Darius II le roi des Perses vient de mourir, il laisse deux fils, Artaxerxès qui va lui succéder et Cyrus le jeune. Ce dernier va tenter par jalousie de détrôner son frère. Tout cela se passe en Asie Mineure (Turquie, Syrie, Irak, Iran) au VIe-Ve siècle av. J.-C. Cyrus va payer des milliers de guerriers grecs venant de Sparte et faire parcourir à ses hoplites des milliers de kilomètres pour affronter Ataxerxes II le nouveau roi des Perses. À ces côtés un personnage étonnant, à la fois historien, philosophe et chef militaire,
Xénophon, qui a délaissé sa patrie Athènes pour s'enrôler par ambition ou goût de l'aventure dans cette armée de mercenaires. C'est lui qui raconte dans son livre « l'
Anabase » (d'un mot grec qui désigne une marche vers le haut) ce qu'il a vécu pendant ces deux ans de campagne et en particulier le tragique retour. Cyrus est sur le point de gagner la bataille, mais il meurt au combat ce qui sème le trouble dans l'armée conquérante qui va perdre un par un, à cause de trahisons, tous ses chefs.
Xénophon, au début simple observateur se révèle dans l'adversité un grand meneur d'hommes, par son discours il redonne espoir aux Grecs de retrouver leur patrie et leur famille, on lui confie la mission d'organiser la retraite des troupes (« les Dix-Mille »). Une retraite qui préfigure celle de Napoléon en Russie deux mille ans plus tard et qui sera comme elle, semée d'embûches. Avec la différence toutefois que les chefs grecs recourraient au vote pour les décisions les plus importantes.

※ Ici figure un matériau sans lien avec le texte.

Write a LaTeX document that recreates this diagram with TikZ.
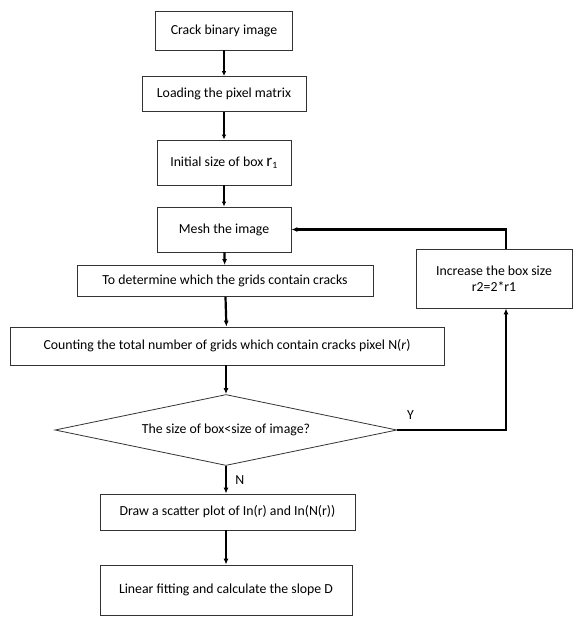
\documentclass[tikz,border=0pt]{standalone}
\usepackage{fontspec}
\setmainfont{Carlito}
\usetikzlibrary{shapes.geometric,arrows.meta}
\tikzset{
	stepbox/.style={draw=black!80, line width=0.8pt, fill=white, inner sep=0pt, align=center},
	testbox/.style={diamond, aspect=4.8, draw=black!80, line width=0.8pt, inner sep=0pt, minimum width=342pt, minimum height=71pt},
	flow/.style={line width=2.2pt, -{Latex[length=6pt,width=5pt]}},
	thinflow/.style={line width=1.4pt, -{Latex[length=5pt,width=4.5pt]}}
}

\begin{document}
\begin{tikzpicture}[x=1pt, y=-1pt, font=\fontsize{13.8}{16.5}\selectfont]
			%%%%% START %%%%%
			\useasboundingbox (0, 0) rectangle (581, 624);
			
			\node[stepbox, minimum width=137pt, minimum height=39pt] (crack) at (224, 30.5) {Crack binary image};
			\node[stepbox, minimum width=164pt, minimum height=35pt] (load) at (224, 94) {Loading the pixel matrix};
			\node[stepbox, minimum width=134pt, minimum height=45pt] (init) at (224, 162.5) {Initial size of box {\fontsize{17}{17}\selectfont r}\textsubscript{1}};
			\node[stepbox, minimum width=134pt, minimum height=45pt] (mesh) at (224, 229.5) {Mesh the image};
			\node[stepbox, minimum width=296pt, minimum height=31pt] (grids) at (225, 281) {To determine which the grids contain cracks};
			\node[stepbox, minimum width=434pt, minimum height=38pt] (count) at (227, 346) {Counting the total number of grids which contain cracks pixel N(\textit{r})};
			\node[testbox] (test) at (226, 430) {The size of box<size of image?};
			\node[stepbox, minimum width=255pt, minimum height=36pt] (scatter) at (227.5, 512) {Draw a scatter plot of In(r) and In(N(r))};
			\node[stepbox, minimum width=252pt, minimum height=50pt] (fit) at (226, 590) {Linear fitting and calculate the slope D};
			
			\node[stepbox, minimum width=156pt, minimum height=59pt] (grow) at (494, 278.5) {Increase the box size\\r2=2*r1};
			
			% main line
			\draw[thinflow] (crack) -- (load);
			\draw[thinflow] (load) -- (init);
			\draw[thinflow] (init) -- (mesh);
			\draw[flow] (mesh) -- (grids);
			\draw[flow] (grids) -- (count);
			\draw[flow] (count.south -| test.north) -- (test.north);
			\draw[flow] (test.south) -- (test.south |- scatter.north) node[midway, right=5pt] {N};
			\draw[flow] (scatter.south -| fit.north) -- (fit.north);
			
			% loop back
			\draw[flow] (test.east) -| ([xshift=12pt]grow.south) node[pos=0.06, above=6pt] {Y};
			\draw[flow] ([xshift=12pt]grow.north) |- (mesh.east);
			
			%%%%% END %%%%%
		\end{tikzpicture}
\end{document}
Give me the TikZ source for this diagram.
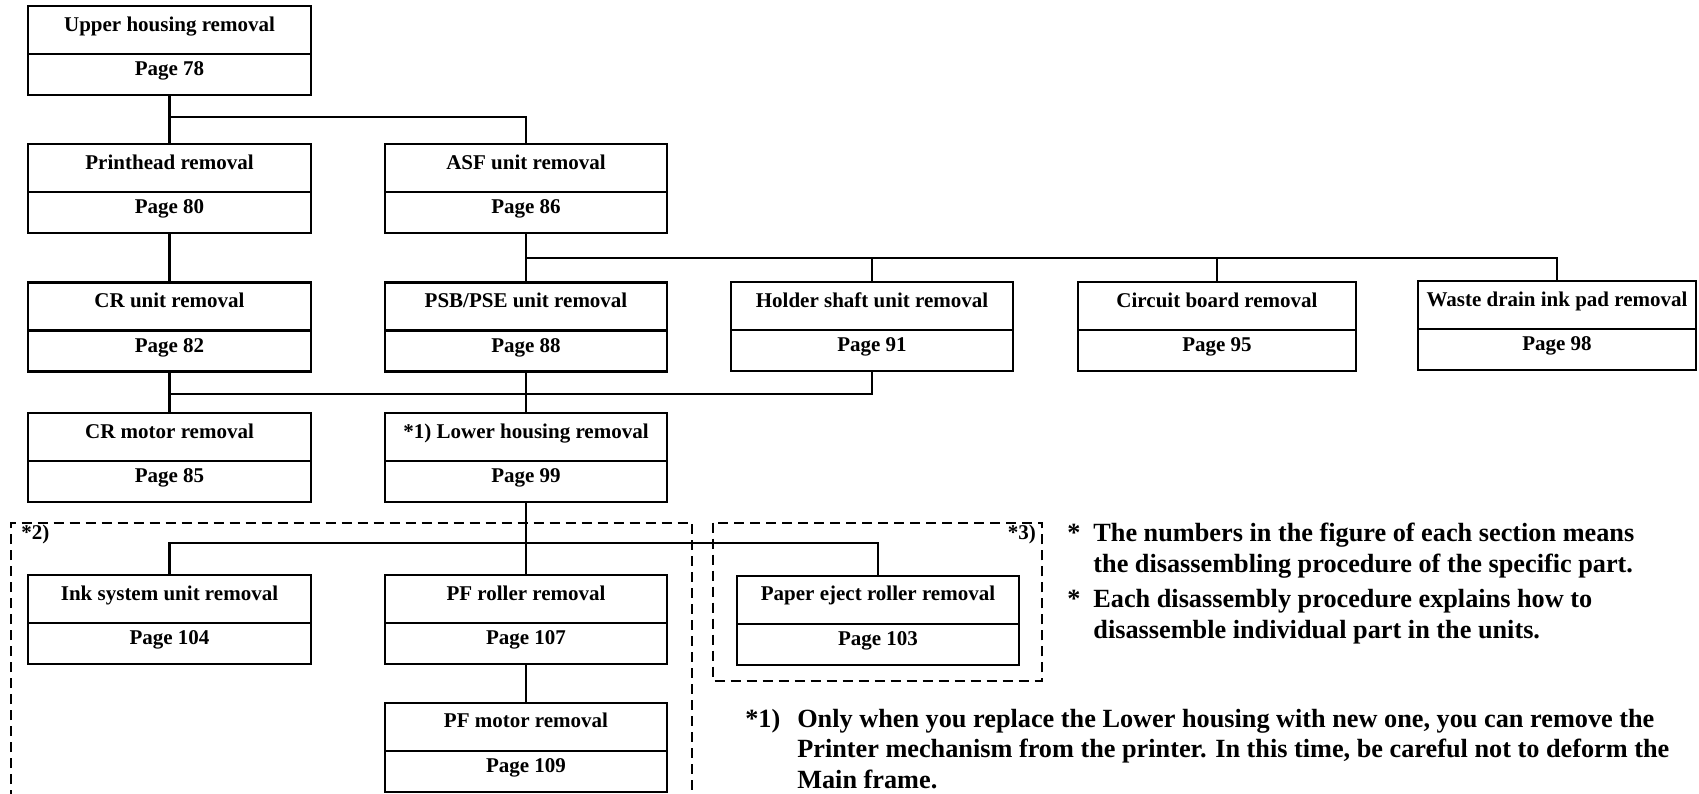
\documentclass[tikz,border=0pt]{standalone}
\usepackage{fontspec}
\setmainfont{Liberation Serif}
\usetikzlibrary{positioning}

\begin{document}
\begin{tikzpicture}[
    x=0.75pt, y=-0.75pt,
    box/.style={rectangle, draw, line width=1.6pt, outer sep=0pt,
                minimum width=212pt, align=center, text height=11pt, text depth=9.5pt,
                font=\fontsize{15.75pt}{18pt}\selectfont\bfseries},
    part/.style={box, minimum height=36pt},
    page/.style={box, minimum height=30.75pt},
    narrow/.style={minimum width=208.5pt},
    link/.style={line width=1.6pt},
    group/.style={line width=1.6pt, dash pattern=on 7.5pt off 4.5pt},
    tag/.style={inner sep=0pt, font=\fontsize{15.75pt}{18pt}\selectfont\bfseries},
    note/.style={inner sep=0pt, align=left, font=\fontsize{19.7pt}{23pt}\selectfont\bfseries}
  ]
    \useasboundingbox (0,0) rectangle (1699,793);

    % units and their pages
    \node[part] (upper) at (169.5,30) {Upper housing removal};
    \node[page, below=0pt of upper] (upper-pg) {Page 78};
    \node[part] (ph) at (169.5,168) {Printhead removal};
    \node[page, below=0pt of ph] (ph-pg) {Page 80};
    \node[part] (asf) at (526,168) {ASF unit removal};
    \node[page, below=0pt of asf] (asf-pg) {Page 86};
    \node[part] (cru) at (169.5,306.5) {CR unit removal};
    \node[page, below=0pt of cru] (cru-pg) {Page 82};
    \node[part] (psb) at (526,306.5) {PSB/PSE unit removal};
    \node[page, below=0pt of psb] (psb-pg) {Page 88};
    \node[part] (holder) at (872,306) {Holder shaft unit removal};
    \node[page, below=0pt of holder] (holder-pg) {Page 91};
    \node[part, narrow] (circuit) at (1217,306) {Circuit board removal};
    \node[page, narrow, below=0pt of circuit] (circuit-pg) {Page 95};
    \node[part, narrow] (waste) at (1557,305) {Waste drain ink pad removal};
    \node[page, narrow, below=0pt of waste] (waste-pg) {Page 98};
    \node[part] (crm) at (169.5,437.3) {CR motor removal};
    \node[page, below=0pt of crm] (crm-pg) {Page 85};
    \node[part] (lower) at (526,437.3) {*1) Lower housing removal};
    \node[page, below=0pt of lower] (lower-pg) {Page 99};
    \node[part] (ink) at (169.5,599) {Ink system unit removal};
    \node[page, below=0pt of ink] (ink-pg) {Page 104};
    \node[part] (pfr) at (526,599) {PF roller removal};
    \node[page, below=0pt of pfr] (pfr-pg) {Page 107};
    \node[part] (pe) at (878,599.7) {Paper eject roller removal};
    \node[page, below=0pt of pe] (pe-pg) {Page 103};
    \node[part] (pfm) at (526,726.7) {PF motor removal};
    \node[page, below=0pt of pfm] (pfm-pg) {Page 109};

    % branch points
    \coordinate (j1) at (169.5,116.7);
    \coordinate (j2) at (526,258);
    \coordinate (j3) at (169.5,394);
    \coordinate (j4) at (526,543.3);

    \foreach \a/\b in {upper-pg/ph, ph-pg/cru, cru-pg/crm, asf-pg/psb, psb-pg/lower,
                       lower-pg/pfr, pfr-pg/pfm}
      \draw[link] (\a.south) -- (\b.north);
    \draw[link] (j1) -| (asf.north);
    \draw[link] (j2) -| (waste.north);
    \foreach \b in {holder, circuit}
      \draw[link] (j2 -| \b.north) -- (\b.north);
    \draw[link] (j3) -| (holder-pg.south);
    \draw[link] (ink.north) |- (j4) -| (pe.north);

    % dashed groups
    \draw[group] (11,800) |- (692.4,522.7) -- (692.4,800);
    \draw[group] (713,522.7) rectangle (1042,681);
    \node[tag, anchor=north west] (grp2) at (21,524.5) {*2)};
    \node[tag, anchor=north east] (grp3) at (1036,524.5) {*3)};

    % remarks
    \node[note, anchor=base west] (remarks) at (1067,541.7) {%
      \begin{tabular}[t]{@{}l@{\hspace{9.75pt}}l@{}}
        * & The numbers in the figure of each section means\\
          & the disassembling procedure of the specific part.\\[3.5pt]
        * & Each disassembly procedure explains how to\\
          & disassemble individual part in the units.
      \end{tabular}};
    \node[note, anchor=base west] (caution) at (745,727) {%
      \begin{tabular}[t]{@{}l@{\hspace{12.75pt}}l@{}}
        *1) & Only when you replace the Lower housing with new one, you can remove the\\
            & Printer mechanism from the printer. In this time, be careful not to deform the\\
            & Main frame.
      \end{tabular}};
  \end{tikzpicture}
\end{document}
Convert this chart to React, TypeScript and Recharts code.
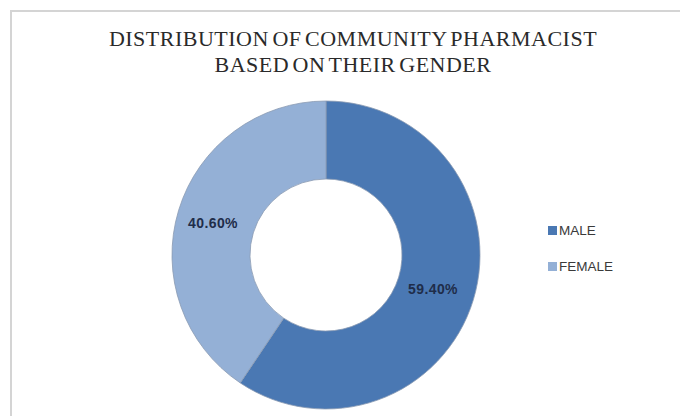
import React from "react";
import { PieChart, Pie, Cell, Legend } from "recharts";

const categories = ["MALE", "FEMALE"];
const shares = [59.4, 40.6];
const labels = ["59.40%", "40.60%"];
const colors = ["#4a78b3", "#94b0d6"];
const titleLines = ["DISTRIBUTION OF COMMUNITY PHARMACIST", "BASED ON THEIR GENDER"];

const data = categories.map((name, i) => ({ name, value: shares[i], label: labels[i] }));

const RAD = Math.PI / 180;

const renderLabel = (props: any) => {
  const { cx, cy, midAngle, innerRadius, outerRadius, index } = props;
  const r = (innerRadius + outerRadius) / 2;
  const x = cx + r * Math.cos(-midAngle * RAD) - 3;
  const y = cy + r * Math.sin(-midAngle * RAD) + 1;
  return (
    <text
      x={x}
      y={y}
      textAnchor="middle"
      dominantBaseline="central"
      fill="#1f2d4a"
      fontFamily="'Liberation Sans', Arial, sans-serif"
      fontWeight="bold"
      fontSize={14}
      letterSpacing={0.4}
    >
      {data[index].label}
    </text>
  );
};

const renderLegend = () => (
  <div style={{ fontFamily: "'Liberation Sans', Arial, sans-serif", fontSize: 13.5, color: "#3a3a3a" }}>
    {data.map((d, i) => (
      <div key={d.name} style={{ display: "flex", alignItems: "center", height: 18, marginBottom: i === 0 ? 18 : 0 }}>
        <span style={{ display: "inline-block", width: 9, height: 9, background: colors[i], marginRight: 2 }} />
        <span>{d.name}</span>
      </div>
    ))}
  </div>
);

export default function App() {
  return (
    <div style={{ position: "absolute", left: 0, top: 0, width: 680, height: 416, overflow: "hidden", background: "#fff" }}>
      <div
        style={{
          position: "absolute",
          left: 10,
          top: 10,
          width: 700,
          height: 440,
          border: "2px solid #d4d4d4",
          boxSizing: "border-box",
        }}
      />
      <div
        style={{
          position: "absolute",
          left: 0,
          top: 26,
          width: 706,
          textAlign: "center",
          fontFamily: "'Liberation Serif', 'Times New Roman', serif",
          fontSize: 22,
          lineHeight: "26px",
          color: "#2a2a2a",
          wordSpacing: -2.5,
          letterSpacing: 0.5,
        }}
      >
        {titleLines.map((t) => (
          <div key={t}>{t}</div>
        ))}
      </div>
      <div style={{ position: "absolute", left: 0, top: 0 }}>
        <PieChart width={680} height={416}>
          <Pie
            data={data}
            dataKey="value"
            nameKey="name"
            cx={321}
            cy={250}
            innerRadius={76}
            outerRadius={154}
            startAngle={90}
            endAngle={-270}
            stroke="#8a9bb3"
            strokeWidth={0.8}
            label={renderLabel}
            labelLine={false}
            isAnimationActive={false}
          >
            {data.map((d, i) => (
              <Cell key={d.name} fill={colors[i]} />
            ))}
          </Pie>
          <Legend
            content={renderLegend}
            layout="vertical"
            wrapperStyle={{ position: "absolute", left: 548, top: 221, width: 100 }}
          />
        </PieChart>
      </div>
    </div>
  );
}
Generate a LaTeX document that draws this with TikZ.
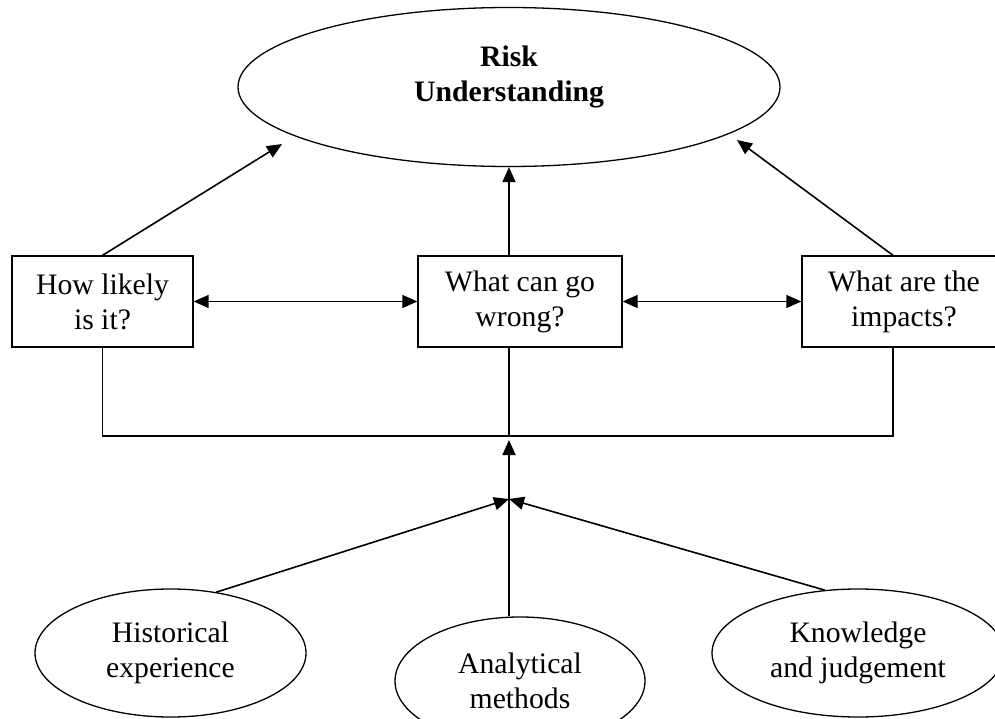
\documentclass[tikz,border=0pt]{standalone}
\usepackage{fontspec}
\setmainfont{Liberation Serif}
\usetikzlibrary{shapes.geometric,arrows.meta}

\begin{document}
\begin{tikzpicture}[x=1pt,y=-1pt,
  txt/.style={font=\fontsize{29.7pt}{35pt}\selectfont,align=center},
  box/.style={txt,draw,line width=1.3pt,inner sep=0pt,minimum height=91pt},
  oval/.style={txt,draw,ellipse,line width=1.3pt,inner sep=0pt},
  arr/.style={line width=1.6pt,-{Triangle[length=15pt,width=13pt]}},
  dbl/.style={line width=1.4pt,{Triangle[length=15pt,width=13pt]}-{Triangle[length=15pt,width=13pt]}},
  link/.style={line width=1.4pt}]

\useasboundingbox (0,0) rectangle (995,719);
\clip (0,0) rectangle (995,719);

%------------------------------------------------
% Risk understanding
%------------------------------------------------

\node[oval,minimum width=542pt,minimum height=159pt,
  label={[txt,font=\fontsize{29.7pt}{35pt}\selectfont\bfseries,yshift=10pt]center:Risk\\Understanding}]
  (risk) at (509,87) {};

%------------------------------------------------
% Questions
%------------------------------------------------

\node[box,minimum width=181pt] (likely)  at (102.5,301.5) {How likely\\is it?};
\node[box,minimum width=204pt] (wrong)   at (520,301.5)   {What can go\\wrong?};
\node[box,minimum width=204pt] (impacts) at (904,301.5)   {What are the\\impacts?};

%------------------------------------------------
% Sources
%------------------------------------------------

\node[oval,minimum width=271pt,minimum height=128pt] (hist) at (170.5,653) {Historical\\experience};
\node[oval,minimum width=250pt,minimum height=128pt] (ana)  at (520,681)   {Analytical\\methods};
\node[oval,minimum width=292pt,minimum height=128pt] (know) at (858,653)   {Knowledge\\and judgement};

%------------------------------------------------
% Connectors
%------------------------------------------------

\coordinate (tipL) at (282,144);
\coordinate (tipR) at (737,140);
\coordinate (bus)  at (509,436);
\coordinate (meet) at (509,499);

\draw[arr] (likely.north) -- (tipL);
\draw[arr] ([xshift=-11pt]wrong.north) -- (risk.south);
\draw[arr] ([xshift=-11pt]impacts.north) -- (tipR);

\draw[dbl] (likely.east) -- (wrong.west);
\draw[dbl] (wrong.east) -- (impacts.west);

\draw[link] (likely.south) |- (bus) -| ([xshift=-11pt]impacts.south);
\draw[link] ([xshift=-11pt]wrong.south) -- (bus);

\draw[arr] ([xshift=-11pt]ana.north) -- ([yshift=-4pt]bus);
\draw[arr] (hist.53) -- (meet);
\draw[arr] (know.118) -- (meet);

\end{tikzpicture}
\end{document}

Ce livre nous transporte dans l'immense Empire perse de la dynastie des Achémédines qui régnèrent sur le Moyen-Orient au cours du 1er millénaire AV. J.-C. avant d'être renversés par Alexandre le Grand en -330. Imaginons la scène. Avec
Xénophon nous marchons au milieu des fantassins coiffés d'un casque de bronze, vêtus d'une tunique rouge et portant une lance et un lourd bouclier. Autour de nous une alternance de steppe désertique et de zones rocheuses. Au milieu de combats difficiles, de rapports humains conflictuels et de trahisons multiples, nous sommes régulièrement harcelés par des peuples exotiques hostiles. Notre équipement pèse environ 30 kg (un gros sac de pommes de terre) que nous portons chaque jour en parcourant au moins 5 parasanges (près de 30 km !). Et tout cela pour une drachme par jour, de quoi acheter quelques kilos de figues.
Le texte de l'
Anabase, véritable odyssée terrestre, est clair, captivant et instructif, il nous révèle aussi l'éloquence de
Xénophon au travers des discours prononcés entre autres par Cléarchos et Menon les généraux grecs, pour dynamiser leurs hommes. Les échanges entre les chefs grecs et les Perses sont emprunt d'une grande sagesse et soutenu par des raisonnements rigoureux et convaincant. Ces dialogues permettent de mesurer toute la finesse, mais aussi les qualités diplomatiques et parfois la ruse des protagonistes. L'originalité du texte (sans doute conforme au style de l'époque) est tout entière dans sa forme, très concise, ou rien de trop n'est dit sans que rien ne manque pour la compréhension du lecteur. L'auteur ne s'embarrasse pas de longue description ni d'analyse sur la psychologie des personnages, il en résulte une narration très vivante, un rythme alerte propre à retenir l'attention du lecteur. On apprend beaucoup de choses sur la vie des Grecs en arme et sur tous ces peuples qu'ils ont combattus ou avec lesquels ils se sont liés. On apprend comment ils combattaient, comment ils festoyaient, comment ils prenaient leurs décisions. Ce livre est une mine d'or pour recenser le vocabulaire de l'antiquité, Parasange, Plèthre, Stade (unité de distance), Lochage,Loche, Hoplite (terme militaire) Pentécontère, Trière (bateaux de guerre), Drachme, Darique (unités monétaires) , Hétaïre (demi-mondaine), Satrape, Navarque, Harmoste (dignitaires ou chef militaire). Pour suivre cette épopée de l'Hellespont (détroit des Dardanelles) jusqu'à Pont-Euxin (La mer morte) en passant non loin de Babylone il faut consulter des atlas historiques, exercice utile pour mieux visualiser les évènements et se rendre compte de l'incroyable aventure qu'ont vécu
Xénophon et ses hommes.
Cette lecture fut agréable, j'en garderais un bon souvenir. Elle me donne l'envie de lire aussi
Thucydide et
Hérodote les «
Alain Decaux » de l'antiquité.
En fin d'ouvrage quelques cartes en couleur permettent au lecteur de situer les évènements. Au-delà de nous apporter des informations de détails sur un évènement historique qui pourrait rester dans l'ombre de l'histoire, ce récit constitue une source essentielle sur la Perse et la mentalité des peuples antiques.
Le texte de
Xénophon est enrichi par de nombreuses notes de bas de page.
— «
L'Anabase ou l'Expédition des Dix-Mille »,
Xénophon, Traduction et édition critique par
Denis Roussel et Roland Étienne, classiques Garnier, 2021, 398 pages.